If an organization had hired a contractor/landscaper to make a
large outdoor flower bed, say with a 100' radius, they would be very unhappy if the price estimate was way off due to not having enough decimal places in the calculation of the costs. It is easy to see that four decimal places of ? are not enough in this case since the square of the radius would have four zeros, and you need one extra place in your answer for rounding.

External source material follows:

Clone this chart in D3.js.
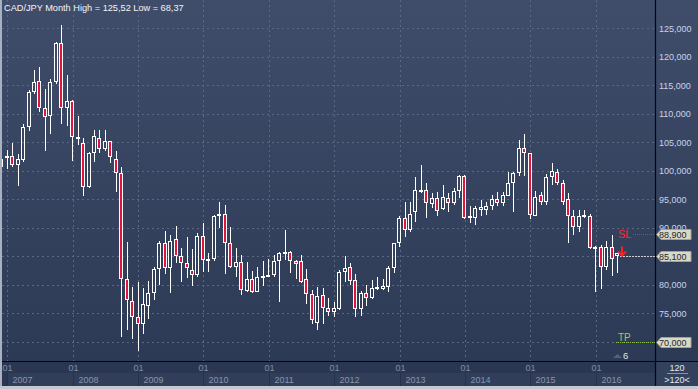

What I would really like to see in this discussion is teaching the kiddies how to know in advance how many digits a given problem will need. Estimation and approximation are valuable skills.

Bobbi Eisenberg,
Chairperson UFT Math Teachers Committee

On May 4, 2011, at 11:07 AM, Daniel Knaisch wrote:

> Never had the pleasure of teaching Course 3, Started teaching during the reign of Math B. Although I know the importance of using all decimals displayed, when communicating that to students you can actually see my voice going through one ear and out the other (its an amazing sight). As I am lecturing on the importance, the reality still is these kids are thinking "if he thinks I am writing down all these numbers, this guy is nuts." Storing the number for a variable cures this problem, but again getting some of these kids to know the calculator keys is a tough job in itself. There is probably no way to get all kids to do what you ask them to anyway, and if you are getting every student to use the full display, then you should be deemed as teacher of the year. Regardless, Until I see a quesion where 4-decimals is not enough (in the Alg2/Trig), I have thrown in the towel on trying to get these kids to use the full display. I do mention it, and those of them that actually pick up on the importance can/will do it.
>
> would love to see the question where 4-decimals was not enough.
>
> Daniel Knaisch
> Math Teacher
> Elmira Free Academy
> 933 Hoffman St.
> Elmira, NY 14905
> (607)735-3100 ext 4233
>
> From: owner-nyshsmath@mathforum.org [owner-nyshsmath@mathforum.org] On Behalf Of T Dempsey [dempseyt53@gmail.com]
> Sent: Wednesday, May 04, 2011 10:18 AM
> To: nyshsmath@mathforum.org
> Subject: Re: On Regents Exam
>
> Many years ago (Course 3!) I had students round to the 4th place and told them that should cover it. I was wrong. Many lost 1 point. Since then, we hold the full display of the calculator.
>
> On Wed, May 4, 2011 at 8:32 AM, Daniel Knaisch <dknaisch@elmiracityschools.com> wrote:
> From my experience, students are lazy and when they see the calculator spit out a decimal that is 8 or 9 places long, you start hearing the moaning and complaining that they have to use them all (even from the best students). This is a battle that you just won't win, so I have always told them to round to 4 decimal places no matter what. Going back to the "old days" when we used trig tables (some of you young bucks won't remember), but all of the decimals were rounded to 4 places. I have never come across a problem where rounding was skewed becasue of using only 4-decimals
>
> Daniel Knaisch
> Math Teacher
> Elmira Free Academy
> 933 Hoffman St.
> Elmira, NY 14905
> (607)735-3100 ext 4233
> ________________________________________
> From: owner-nyshsmath@mathforum.org [owner-nyshsmath@mathforum.org] On Behalf Of mathpig [mirie@northvillecsd.k12.ny.us]
> Sent: Tuesday, May 03, 2011 6:45 PM
> To: nyshsmath@mathforum.org
> Subject: On Regents Exam
>
> There is a question using both the law of Sines and Cosines, and first you solve for a side and use it to find an angle. Say the side is an irrational number (ex. 10.254873209). Can a student round it to say the nearest hundredth and use it to solve an angle OR should a student use the 10.254873209 to solve the angle?
>
> I have always taught students to use the number and not to round it until the end (the answer) but just wondered if that is allowed.